Para Fabrício Boliveira, é difícil fazer uma simples caminhada no Jardim Botânico do Rio. Além das pessoas que o abordam para tirar fotos, de um lado ele ouve de um menino: "Didu, você estava chapado na novela". Enquanto outro garoto grita: "Didu, dá a mala de dinheiro para mim". São manifestações que mostram o sucesso de seu personagem na novela das nove da Globo, A Favorita. "Sou tranqüilo, aberto, então as pessoas sempre se aproximam de mim", conta o ator, com um sorrido no rosto. Como filho de um deputado corrupto que procura encontrar o melhor caminho para tocar a vida e se livrar do alcoolismo, Fabrício faz o trabalho mais popular de sua carreira. Este baiano de 26 anos iniciou sua carreira no teatro, em Salvador. E no cinema, fez o longa A Máquina, de João Falcão. O ator não esconde a satisfação com o reconhecimento do público, mas garante não se deslumbrar. "Meu contrato é por obra e com o fim da novela fico sem emprego fixo. Mas quero fazer cinema, teatro. São tantos desejos que nem penso na instabilidade da profissão."
Você fez um escravo em Sinhá Moça e depois o Saci no Sítio do Picapau Amarelo. Em A Favorita, seu personagem pertence a uma família rica, situação incomum para os atores negros na teledramaturgia. Como você avalia essa mudança?
FABRÍCIO BOLIVEIRA - É um retrato raro na teledramaturgia, mas que existe na realidade. E esse é um dos méritos do autor João Emanuel Carneiro. Ter colocado uma família negra e rica de maneira natural na novela. Eu não ando questionando todos os dias a minha questão racial. E as pessoas que se relacionam comigo também não me vêem só pela minha cor. Esse é só um detalhe. É importante que a TV mostre negros de todos os tipos. Ricos, pobres e com ou sem caráter.
No início da trama, o Didu era um inconseqüente. Mas no decorrer dos capítulos, o personagem está tentando ser mais centrado. Como o público responde às suas transformações?
BOLIVEIRA - Nas ruas, as pessoas sempre gostaram do Didu. Quando ele foi candidato a prefeito na novela, tinha gente que dizia que ele deveria ser eleito. Mesmo com o problema do alcoolismo, todo mundo sempre viu o personagem como um cara legal. Encaravam o álcool como uma válvula de escape. Muita gente fala que os vilões são os personagens mais amados e questiona a sociedade em que a gente vive. Eu não vejo assim. O Didu é um personagem que está sempre avaliando seus atos e se reconstruindo. Não é o bonzinho chato. Ele tem vários defeitos, mas as pessoas gostam muito.
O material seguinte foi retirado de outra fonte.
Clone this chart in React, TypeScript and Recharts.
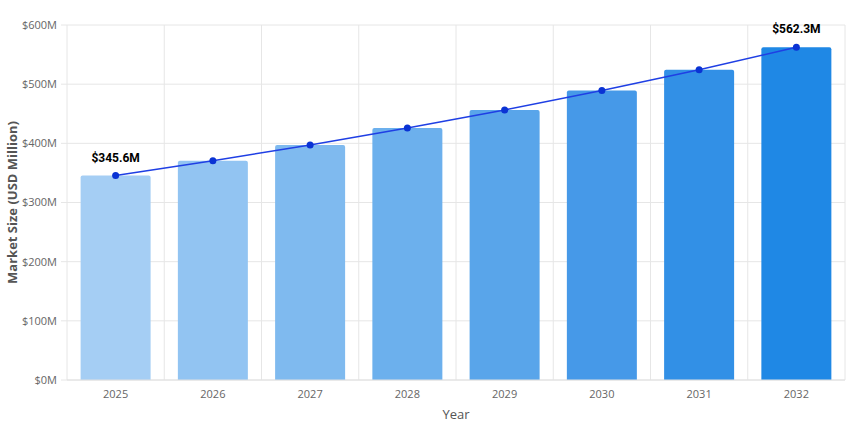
import {
  ComposedChart,
  Bar,
  Line,
  Cell,
  XAxis,
  YAxis,
  CartesianGrid,
  LabelList,
  Label,
} from 'recharts';

const years = ['2025', '2026', '2027', '2028', '2029', '2030', '2031', '2032'];
const marketSize = [345.6, 370.5, 397.2, 425.8, 456.4, 489.3, 524.5, 562.3];
const yTicks = [0, 100, 200, 300, 400, 500, 600];

const barColors = ['#a5cef4', '#92c4f2', '#7fbaef', '#6cb0ed', '#59a5ea', '#4699e8', '#3290e6', '#1f88e5'];

const data = years.map((year, i) => ({ year, value: marketSize[i], idx: i + 0.5 }));
const boundaries = [...years.map((_, i) => i), years.length];

const tickStyle = { fill: '#666', fontSize: 11, fontFamily: 'Open Sans, sans-serif' };

function EndLabel(props: any) {
  const { x, y, index, value } = props;
  if (index !== 0 && index !== marketSize.length - 1) return null;
  return (
    <text
      x={x}
      y={y - 14}
      textAnchor="middle"
      fontSize={12}
      fontWeight="bold"
      fontFamily="Roboto, sans-serif"
      fill="#000"
    >
      {`$${value}M`}
    </text>
  );
}

function YTitle(props: any) {
  const { viewBox } = props;
  const cx = viewBox.x + 12;
  const cy = viewBox.y + viewBox.height / 2;
  return (
    <text
      x={cx}
      y={cy}
      transform={`rotate(-90, ${cx}, ${cy})`}
      textAnchor="middle"
      dominantBaseline="central"
      fontSize={13}
      fontWeight="bold"
      fontFamily="Open Sans, sans-serif"
      fill="#555"
    >
      Market Size (USD Million)
    </text>
  );
}

export default function App() {
  return (
    <div style={{ position: 'absolute', left: 0, top: 0, background: '#fff' }}>
      <ComposedChart
        width={850}
        height={425}
        data={data}
        margin={{ top: 25, right: 5, bottom: 0, left: 0 }}
        barCategoryGap="14%"
      >
        <CartesianGrid stroke="#e6e6e6" xAxisId="grid" />
        <XAxis
          xAxisId="grid"
          dataKey="idx"
          type="number"
          domain={[0, years.length]}
          ticks={boundaries}
          height={0}
          axisLine={false}
          tickLine={{ stroke: '#e6e6e6' }}
          tickSize={6}
          tickFormatter={() => ''}
        />
        <XAxis
          dataKey="year"
          height={45}
          axisLine={{ stroke: '#e0e0e0' }}
          tickLine={false}
          tickSize={8}
          tickMargin={2}
          tick={tickStyle}
        >
          <Label
            value="Year"
            position="insideBottom"
            offset={6}
            style={{ fill: '#555', fontSize: 13, fontFamily: 'Open Sans, sans-serif' }}
          />
        </XAxis>
        <YAxis
          width={67}
          domain={[0, 600]}
          ticks={yTicks}
          tickFormatter={(v) => `$${v}M`}
          axisLine={false}
          tickLine={{ stroke: '#e6e6e6' }}
          tickSize={6}
          tickMargin={4}
          tick={tickStyle}
        >
          <Label content={<YTitle />} />
        </YAxis>
        <Bar dataKey="value" radius={[2, 2, 0, 0]} isAnimationActive={false}>
          {data.map((d, i) => (
            <Cell key={d.year} fill={barColors[i]} />
          ))}
        </Bar>
        <Line
          type="linear"
          dataKey="value"
          stroke="#1f3fe4"
          strokeWidth={1.5}
          dot={{ r: 3.5, fill: '#0a33d4', stroke: 'none' }}
          isAnimationActive={false}
        >
          <LabelList dataKey="value" content={<EndLabel />} />
        </Line>
      </ComposedChart>
    </div>
  );
}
É assustador o fascínio que um trabalho na TV exerce no público.
Assustador por quê?
BOLIVEIRA - Porque as pessoas têm a necessidade de ter alguém para se espelhar, um herói, alguém como impositor de opinião e costumes para copiar. A cópia é até válida, mas não centralizada naquilo que uma única pessoa lhe impõe. A profissão do ator é para questionar as pessoas e não impor nada a elas. Sou sujeito a falhas, erros e me dá medo essa coisa das pessoas se espelharem no ator como exemplo. A TV no Brasil virou referência de costumes, de hábitos. Deixou todo mundo igualzinho.
É uma crítica bem direta a um veículo de comunicação em que você atua...
BOLIVEIRA - Acho que a teledramaturgia tem de se voltar mais para o popular porque o Brasil tem muitos cantos. O diretor Luiz Fernando Carvalho faz um pouco disso, vai buscar talentos em outros lugares. Mas ainda é pouco. Está tudo muito centrado nos grandes centros urbanos. A gente não vê o Norte do Brasil na TV, por exemplo. Visitei Belém do Pará e as pessoas me perguntavam como é que está o País. Isso porque elas não se sentem inseridas. Não se vêem representadas. Para sair da mesmice e dos mesmos formatos, seria legal expandir a produção de teledramaturgia para outros cantos do Brasil.
E como você, um ator baiano com formação teatral, entrou no universo da TV?
BOLIVEIRA - Eu fazia campanhas publicitárias em Salvador e já estava juntando minhas coisas para tentar alguma coisa no Rio quando pintou o teste para Sinhá Moça. Eu já tinha participado de um episódio de Cidade dos Homens no mesmo ano. De lá para cá foi rolando um trabalho atrás do outro e fui ficando. Quando terminar a novela estou sem um emprego fixo. Mas tenho vontade de fazer tantos projetos que isso não me angustia. Faz parte do meu trabalho ter de correr atrás do que quero.